**Task goal**
Begin at the first line below and copy each line exactly, ending with the line where "1.10, 1.05, 0.99];" appears.

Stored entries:
+-------+
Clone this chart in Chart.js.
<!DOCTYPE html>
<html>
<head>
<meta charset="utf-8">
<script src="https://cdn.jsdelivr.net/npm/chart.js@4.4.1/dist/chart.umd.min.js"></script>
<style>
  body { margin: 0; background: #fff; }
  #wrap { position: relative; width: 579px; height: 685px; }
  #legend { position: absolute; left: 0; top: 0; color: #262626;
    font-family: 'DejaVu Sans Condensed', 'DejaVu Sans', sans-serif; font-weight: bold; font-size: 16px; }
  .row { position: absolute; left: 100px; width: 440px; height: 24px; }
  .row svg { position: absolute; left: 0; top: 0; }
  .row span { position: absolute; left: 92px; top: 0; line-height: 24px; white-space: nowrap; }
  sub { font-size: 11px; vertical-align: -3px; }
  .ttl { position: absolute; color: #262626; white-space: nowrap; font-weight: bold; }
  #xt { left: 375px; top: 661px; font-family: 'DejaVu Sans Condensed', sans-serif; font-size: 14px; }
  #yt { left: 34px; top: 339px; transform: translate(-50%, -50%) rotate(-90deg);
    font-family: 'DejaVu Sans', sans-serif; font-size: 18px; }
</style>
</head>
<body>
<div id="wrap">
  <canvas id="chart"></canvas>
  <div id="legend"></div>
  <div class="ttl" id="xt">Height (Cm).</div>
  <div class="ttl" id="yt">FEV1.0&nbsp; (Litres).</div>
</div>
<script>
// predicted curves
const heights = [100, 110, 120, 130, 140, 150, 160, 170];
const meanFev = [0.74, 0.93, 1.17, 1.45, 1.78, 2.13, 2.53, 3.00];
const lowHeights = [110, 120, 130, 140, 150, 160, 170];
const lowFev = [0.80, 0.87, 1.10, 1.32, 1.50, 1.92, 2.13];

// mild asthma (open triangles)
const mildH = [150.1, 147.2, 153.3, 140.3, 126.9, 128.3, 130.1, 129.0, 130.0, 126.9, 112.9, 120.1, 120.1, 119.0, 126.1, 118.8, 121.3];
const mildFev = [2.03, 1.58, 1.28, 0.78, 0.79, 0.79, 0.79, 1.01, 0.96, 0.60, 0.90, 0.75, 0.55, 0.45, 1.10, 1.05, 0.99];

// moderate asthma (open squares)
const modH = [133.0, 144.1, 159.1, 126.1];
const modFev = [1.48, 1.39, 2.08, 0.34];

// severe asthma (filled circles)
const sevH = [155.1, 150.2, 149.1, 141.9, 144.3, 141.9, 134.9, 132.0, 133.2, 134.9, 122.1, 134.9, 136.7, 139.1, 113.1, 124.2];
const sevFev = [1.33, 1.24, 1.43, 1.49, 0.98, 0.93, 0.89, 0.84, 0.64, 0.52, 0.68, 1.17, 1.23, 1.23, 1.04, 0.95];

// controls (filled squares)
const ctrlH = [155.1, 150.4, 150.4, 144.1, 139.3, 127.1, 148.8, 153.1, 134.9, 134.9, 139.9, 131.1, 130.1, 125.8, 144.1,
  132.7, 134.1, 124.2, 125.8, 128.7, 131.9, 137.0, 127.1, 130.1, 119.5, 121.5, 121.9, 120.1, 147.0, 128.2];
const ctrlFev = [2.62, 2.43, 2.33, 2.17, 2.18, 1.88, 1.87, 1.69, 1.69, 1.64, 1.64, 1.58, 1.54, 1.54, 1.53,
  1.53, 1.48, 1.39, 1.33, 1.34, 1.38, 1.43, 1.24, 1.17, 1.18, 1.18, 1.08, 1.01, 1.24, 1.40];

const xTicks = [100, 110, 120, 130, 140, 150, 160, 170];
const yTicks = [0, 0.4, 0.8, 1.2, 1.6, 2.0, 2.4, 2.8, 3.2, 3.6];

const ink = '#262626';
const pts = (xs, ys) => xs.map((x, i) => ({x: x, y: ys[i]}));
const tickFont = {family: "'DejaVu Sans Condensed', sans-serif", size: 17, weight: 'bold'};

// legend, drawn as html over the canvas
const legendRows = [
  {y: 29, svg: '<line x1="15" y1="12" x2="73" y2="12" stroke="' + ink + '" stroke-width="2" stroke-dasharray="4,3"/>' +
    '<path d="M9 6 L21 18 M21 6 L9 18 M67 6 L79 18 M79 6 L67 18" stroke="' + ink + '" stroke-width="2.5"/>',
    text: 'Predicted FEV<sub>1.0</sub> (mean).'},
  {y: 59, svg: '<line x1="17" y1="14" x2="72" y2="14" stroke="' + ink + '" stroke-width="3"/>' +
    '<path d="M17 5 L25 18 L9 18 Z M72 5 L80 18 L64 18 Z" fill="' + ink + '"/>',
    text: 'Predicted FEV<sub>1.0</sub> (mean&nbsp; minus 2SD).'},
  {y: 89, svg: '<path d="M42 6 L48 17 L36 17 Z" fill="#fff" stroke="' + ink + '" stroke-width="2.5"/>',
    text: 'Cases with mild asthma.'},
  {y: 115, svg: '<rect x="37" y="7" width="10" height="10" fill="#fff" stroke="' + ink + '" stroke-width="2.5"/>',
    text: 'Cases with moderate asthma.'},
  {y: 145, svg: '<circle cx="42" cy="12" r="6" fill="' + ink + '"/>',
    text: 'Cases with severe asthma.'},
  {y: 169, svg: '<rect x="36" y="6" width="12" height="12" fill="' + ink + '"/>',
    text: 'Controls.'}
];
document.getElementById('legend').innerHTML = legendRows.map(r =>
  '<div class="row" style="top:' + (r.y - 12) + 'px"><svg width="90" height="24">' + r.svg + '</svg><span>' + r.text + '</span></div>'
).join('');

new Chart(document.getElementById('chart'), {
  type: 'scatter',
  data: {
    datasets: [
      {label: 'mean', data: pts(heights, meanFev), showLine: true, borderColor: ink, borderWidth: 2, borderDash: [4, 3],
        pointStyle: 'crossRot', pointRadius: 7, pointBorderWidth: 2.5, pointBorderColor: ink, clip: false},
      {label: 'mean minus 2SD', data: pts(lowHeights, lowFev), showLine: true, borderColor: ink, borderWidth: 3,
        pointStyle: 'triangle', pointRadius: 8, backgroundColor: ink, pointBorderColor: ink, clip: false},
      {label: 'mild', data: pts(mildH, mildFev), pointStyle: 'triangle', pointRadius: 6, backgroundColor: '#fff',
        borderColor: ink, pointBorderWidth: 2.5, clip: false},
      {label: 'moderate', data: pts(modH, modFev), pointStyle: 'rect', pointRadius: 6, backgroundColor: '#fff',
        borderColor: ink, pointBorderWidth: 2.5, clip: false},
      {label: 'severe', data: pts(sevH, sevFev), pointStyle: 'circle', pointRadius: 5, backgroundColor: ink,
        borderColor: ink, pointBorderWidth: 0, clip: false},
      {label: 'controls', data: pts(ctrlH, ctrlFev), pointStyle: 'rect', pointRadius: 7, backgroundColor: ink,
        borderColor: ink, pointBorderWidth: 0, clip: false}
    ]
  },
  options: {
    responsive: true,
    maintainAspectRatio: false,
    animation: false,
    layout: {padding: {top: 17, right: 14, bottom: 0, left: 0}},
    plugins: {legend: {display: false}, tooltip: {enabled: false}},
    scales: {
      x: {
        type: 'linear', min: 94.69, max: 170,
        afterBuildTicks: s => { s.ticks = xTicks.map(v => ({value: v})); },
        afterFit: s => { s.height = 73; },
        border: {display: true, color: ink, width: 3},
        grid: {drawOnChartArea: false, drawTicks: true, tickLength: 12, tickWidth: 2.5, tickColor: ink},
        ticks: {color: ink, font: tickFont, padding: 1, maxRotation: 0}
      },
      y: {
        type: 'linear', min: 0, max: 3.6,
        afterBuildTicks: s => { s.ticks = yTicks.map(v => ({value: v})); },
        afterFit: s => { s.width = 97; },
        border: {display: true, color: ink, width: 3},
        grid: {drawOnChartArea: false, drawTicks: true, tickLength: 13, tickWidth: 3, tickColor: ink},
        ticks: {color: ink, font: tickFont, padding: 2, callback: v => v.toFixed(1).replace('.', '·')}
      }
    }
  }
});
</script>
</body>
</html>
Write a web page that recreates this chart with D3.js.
+-------+
**Reply**
Clone this chart in Chart.js.
<!DOCTYPE html>
<html>
<head>
<meta charset="utf-8">
<script src="https://cdn.jsdelivr.net/npm/chart.js@4.4.1/dist/chart.umd.min.js"></script>
<style>
  body { margin: 0; background: #fff; }
  #wrap { position: relative; width: 579px; height: 685px; }
  #legend { position: absolute; left: 0; top: 0; color: #262626;
    font-family: 'DejaVu Sans Condensed', 'DejaVu Sans', sans-serif; font-weight: bold; font-size: 16px; }
  .row { position: absolute; left: 100px; width: 440px; height: 24px; }
  .row svg { position: absolute; left: 0; top: 0; }
  .row span { position: absolute; left: 92px; top: 0; line-height: 24px; white-space: nowrap; }
  sub { font-size: 11px; vertical-align: -3px; }
  .ttl { position: absolute; color: #262626; white-space: nowrap; font-weight: bold; }
  #xt { left: 375px; top: 661px; font-family: 'DejaVu Sans Condensed', sans-serif; font-size: 14px; }
  #yt { left: 34px; top: 339px; transform: translate(-50%, -50%) rotate(-90deg);
    font-family: 'DejaVu Sans', sans-serif; font-size: 18px; }
</style>
</head>
<body>
<div id="wrap">
  <canvas id="chart"></canvas>
  <div id="legend"></div>
  <div class="ttl" id="xt">Height (Cm).</div>
  <div class="ttl" id="yt">FEV1.0&nbsp; (Litres).</div>
</div>
<script>
// predicted curves
const heights = [100, 110, 120, 130, 140, 150, 160, 170];
const meanFev = [0.74, 0.93, 1.17, 1.45, 1.78, 2.13, 2.53, 3.00];
const lowHeights = [110, 120, 130, 140, 150, 160, 170];
const lowFev = [0.80, 0.87, 1.10, 1.32, 1.50, 1.92, 2.13];

// mild asthma (open triangles)
const mildH = [150.1, 147.2, 153.3, 140.3, 126.9, 128.3, 130.1, 129.0, 130.0, 126.9, 112.9, 120.1, 120.1, 119.0, 126.1, 118.8, 121.3];
const mildFev = [2.03, 1.58, 1.28, 0.78, 0.79, 0.79, 0.79, 1.01, 0.96, 0.60, 0.90, 0.75, 0.55, 0.45, 1.10, 1.05, 0.99];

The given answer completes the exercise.